What the exercise asks
Retype exactly what appears below from the line containing "Clone this chart" down to the line containing "Chart.register(...registerables);", keeping both end lines. Do not include pictures.

(Source code of charts)
----------------
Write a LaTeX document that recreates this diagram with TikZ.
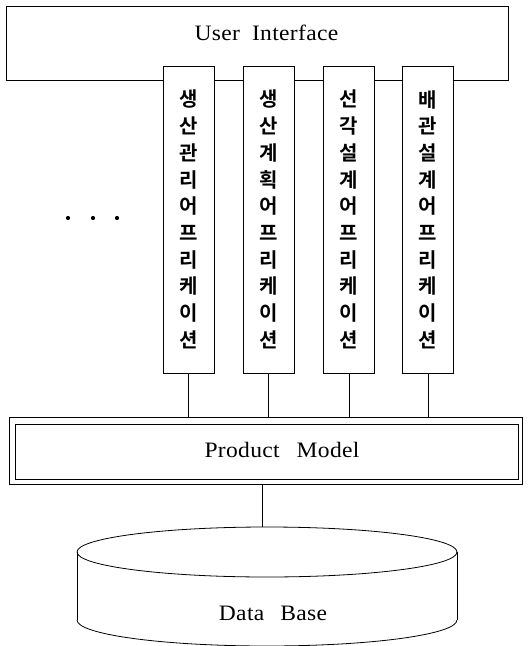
\documentclass[tikz,border=0pt]{standalone}
\usepackage{fontspec}
\setmainfont{Liberation Serif}
\newfontfamily\lbl[FakeStretch=1.07,LetterSpace=1.5]{Liberation Serif}
\newfontfamily\kr{Noto Sans CJK KR}[BoldFont={* Bold}]
\usetikzlibrary{calc}
\begin{document}
\begin{tikzpicture}[x=1pt,y=-1pt,line width=0.8pt,
  boxstyle/.style={draw,rectangle,inner sep=0pt},
  appbox/.style={draw,fill=white,rectangle,inner sep=0pt,minimum width=51pt,minimum height=307pt,
    align=center,font=\kr\bfseries\fontsize{20}{26.7}\selectfont},
  lbltext/.style={inner sep=0pt,anchor=base,font=\lbl\fontsize{22}{26}\selectfont}]
\useasboundingbox (0,0) rectangle (528,646);
% user interface
\node[boxstyle,minimum width=502pt,minimum height=74pt] (ui) at (257,43) {};
\node[lbltext] (uit) at (266.5,40.5) {User\hspace{12pt}Interface};
% application boxes
\node[appbox] (a1) at (188.5,219.5) {생\\산\\관\\리\\어\\프\\리\\케\\이\\션};
\node[appbox] (a2) at (268.5,219.5) {생\\산\\계\\획\\어\\프\\리\\케\\이\\션};
\node[appbox] (a3) at (349,219.5) {선\\각\\설\\계\\어\\프\\리\\케\\이\\션};
\node[appbox] (a4) at (428,219.5) {배\\관\\설\\계\\어\\프\\리\\케\\이\\션};
% dots
\fill (68,218) circle (2.1);
\fill (93,218) circle (2.1);
\fill (117,218) circle (2.1);
% product model
\node[boxstyle,minimum width=513pt,minimum height=67pt] (pm) at (265.5,450.5) {};
\node[boxstyle,minimum width=503pt,minimum height=55pt] (pmin) at (266.5,451.5) {};
\node[lbltext] (pmt) at (282,457) {Product\hspace{17pt}Model};
\foreach \a in {a1,a2,a3,a4} \draw (\a.south) -- (pm.north -| \a.south);
% data base
\coordinate (dbtop) at (262,527);
\draw (pm.south -| dbtop) -- (dbtop);
\draw (267,552) ellipse [x radius=190,y radius=25];
\draw (77,552) -- (77,620);
\draw (457,552) -- (457,620);
\begin{scope}
\clip (70,620) rectangle (465,660);
\draw (267,620) ellipse [x radius=190,y radius=26];
\end{scope}
\node[lbltext] (dbt) at (273,620) {Data\hspace{16pt}Base};
\end{tikzpicture}
\end{document}
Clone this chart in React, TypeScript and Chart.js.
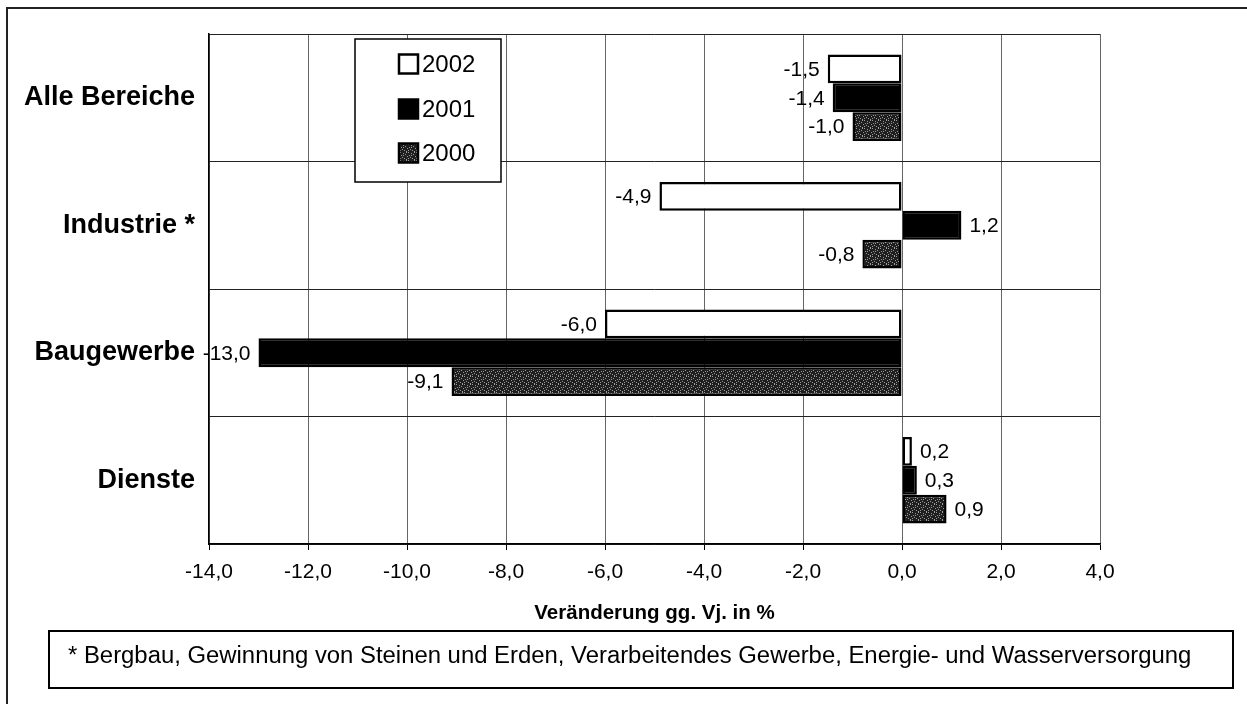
import React, { useEffect, useRef } from "react";
import { Chart, registerables } from "chart.js";

Chart.register(...registerables);

const categories = ["Alle Bereiche", "Industrie *", "Baugewerbe", "Dienste"];
const seriesNames = ["2002", "2001", "2000"];
const values2002 = [-1.5, -4.9, -6.0, 0.2];
const values2001 = [-1.4, 1.2, -13.0, 0.3];
const values2000 = [-1.0, -0.8, -9.1, 0.9];
const xMin = -14;
const xMax = 4;
const xStep = 2;
const axisTitle = "Veränderung gg. Vj. in %";
const footnote =
  "* Bergbau, Gewinnung von Steinen und Erden, Verarbeitendes Gewerbe, Energie- und Wasserversorgung";

const FONT = "Arial, 'Liberation Sans', sans-serif";
const W = 1247;
const H = 704;

const fmt = (v: number) => v.toFixed(1).replace(".", ",");

function makePattern(ctx: CanvasRenderingContext2D) {
  const c = document.createElement("canvas");
  c.width = 8;
  c.height = 8;
  const g = c.getContext("2d")!;
  g.fillStyle = "#1e1e1e";
  g.fillRect(0, 0, 8, 8);
  const pts = [
    [0, 0], [3, 1], [6, 0], [1, 3], [5, 2], [2, 5], [7, 4], [4, 6],
    [0, 6], [6, 7], [3, 3],
  ];
  g.fillStyle = "#9a9a9a";
  pts.forEach(([x, y]) => g.fillRect(x, y, 1, 1));
  return ctx.createPattern(c, "repeat")!;
}

export default function App() {
  const ref = useRef<HTMLCanvasElement | null>(null);

  useEffect(() => {
    const canvas = ref.current!;
    const ctx = canvas.getContext("2d")!;
    const pattern = makePattern(ctx);
    const fills = ["#ffffff", "#000000", pattern];

    const decor = {
      id: "decor",
      beforeDraw(chart: any) {
        const c = chart.ctx;
        c.save();
        c.fillStyle = "#fff";
        c.fillRect(0, 0, W, H);
        c.restore();
      },
      afterDatasetsDraw(chart: any) {
        const c = chart.ctx;
        c.save();
        // data labels
        c.font = `21px ${FONT}`;
        c.fillStyle = "#000";
        c.textBaseline = "middle";
        chart.data.datasets.forEach((ds: any, di: number) => {
          const meta = chart.getDatasetMeta(di);
          meta.data.forEach((el: any, i: number) => {
            const v = ds.data[i] as number;
            const t = fmt(v);
            if (v < 0) {
              c.textAlign = "right";
              c.fillText(t, el.x - 8, el.y + 1);
            } else {
              c.textAlign = "left";
              c.fillText(t, el.x + 8, el.y + 1);
            }
          });
        });
        // legend
        const lx = 355, ly = 39, lw = 146, lh = 143;
        c.fillStyle = "#fff";
        c.fillRect(lx, ly, lw, lh);
        c.strokeStyle = "#000";
        c.lineWidth = 1.5;
        c.strokeRect(lx, ly, lw, lh);
        const rows = [64, 109, 153];
        c.font = `24px ${FONT}`;
        c.textAlign = "left";
        c.textBaseline = "middle";
        seriesNames.forEach((name, i) => {
          const y = rows[i];
          const sx = 399, s = 19;
          c.fillStyle = fills[i] as any;
          c.fillRect(sx, y - s / 2, s, s);
          c.strokeStyle = "#000";
          c.lineWidth = 2.5;
          c.strokeRect(sx, y - s / 2, s, s);
          c.fillStyle = "#000";
          c.fillText(name, sx + s + 4, y + 1);
        });
        c.restore();
      },
      afterDraw(chart: any) {
        const c = chart.ctx;
        c.save();
        // outer frame
        c.strokeStyle = "#222";
        c.lineWidth = 2;
        c.beginPath();
        c.moveTo(7, H);
        c.lineTo(7, 8);
        c.lineTo(W, 8);
        c.stroke();
        // footnote box
        c.lineWidth = 2;
        c.strokeStyle = "#000";
        c.strokeRect(49, 631, 1184, 57);
        c.font = `100px ${FONT}`;
        const w100 = c.measureText(footnote).width;
        const size = (100 * 1124) / w100;
        c.font = `${size.toFixed(2)}px ${FONT}`;
        c.fillStyle = "#000";
        c.textAlign = "left";
        c.textBaseline = "middle";
        c.fillText(footnote, 68, 656);
        c.restore();
      },
    };

    const chart = new Chart(canvas, {
      type: "bar",
      data: {
        labels: categories,
        datasets: [
          { label: seriesNames[0], data: values2002, backgroundColor: fills[0] },
          { label: seriesNames[1], data: values2001, backgroundColor: fills[1] },
          { label: seriesNames[2], data: values2000, backgroundColor: fills[2] },
        ].map((d) => ({
          ...d,
          borderColor: "#000",
          borderWidth: 2.5,
          borderSkipped: false,
          categoryPercentage: 0.68,
          barPercentage: 1.0,
        })) as any,
      },
      options: {
        indexAxis: "y",
        animation: false,
        responsive: false,
        devicePixelRatio: 1,
        layout: { padding: { top: 34, right: 147, bottom: 78, left: 0 } },
        plugins: {
          legend: { display: false },
          tooltip: { enabled: false },
        },
        scales: {
          x: {
            type: "linear",
            min: xMin,
            max: xMax,
            ticks: {
              stepSize: xStep,
              callback: (v: any) => fmt(Number(v)),
              font: { family: FONT, size: 21 },
              color: "#000",
              padding: 10,
              maxRotation: 0,
            },
            grid: { color: "#666", lineWidth: 1, tickLength: 6, tickColor: "#000" },
            border: { display: true, color: "#000", width: 1.5 },
            title: {
              display: true,
              text: axisTitle,
              font: { family: FONT, size: 20.5, weight: "bold" },
              color: "#000",
              padding: { top: 0, bottom: 0 },
            },
            afterFit: (s: any) => {
              s.height = 82;
            },
          },
          y: {
            type: "category",
            ticks: {
              font: { family: FONT, size: 27, weight: "bold" },
              color: "#000",
              padding: 14,
            },
            grid: { color: "#222", lineWidth: 1, offset: true, drawTicks: false },
            border: { display: true, color: "#000", width: 1.5 },
            afterFit: (s: any) => {
              s.width = 209;
            },
          },
        },
      } as any,
      plugins: [decor],
    });
    return () => chart.destroy();
  }, []);

  return (
    <div style={{ position: "fixed", left: 0, top: 0, width: W, height: H, background: "#fff" }}>
      <canvas ref={ref} width={W} height={H} style={{ display: "block", width: W, height: H }} />
    </div>
  );
}
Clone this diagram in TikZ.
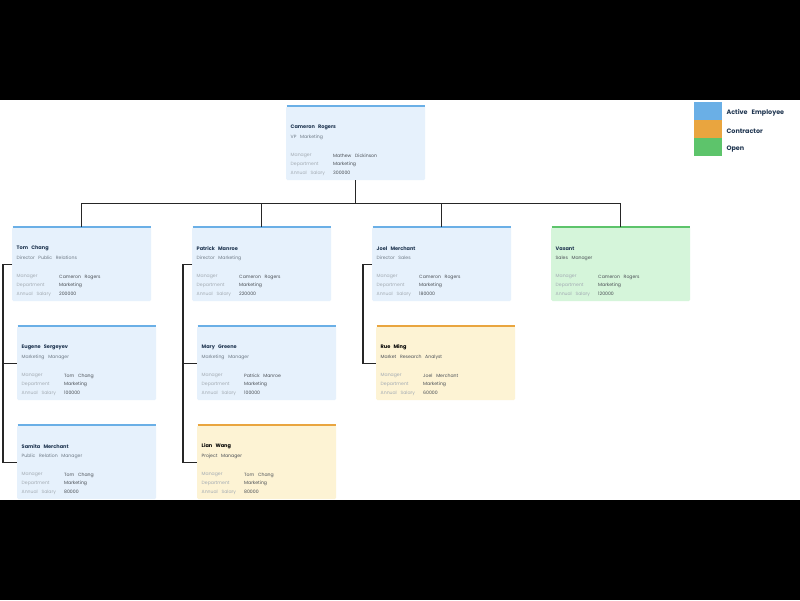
----------------
Response to this exercise
Clone this chart in React, TypeScript and Chart.js.
import React, { useEffect, useRef } from "react";
import { Chart, registerables } from "chart.js";

Chart.register(...registerables);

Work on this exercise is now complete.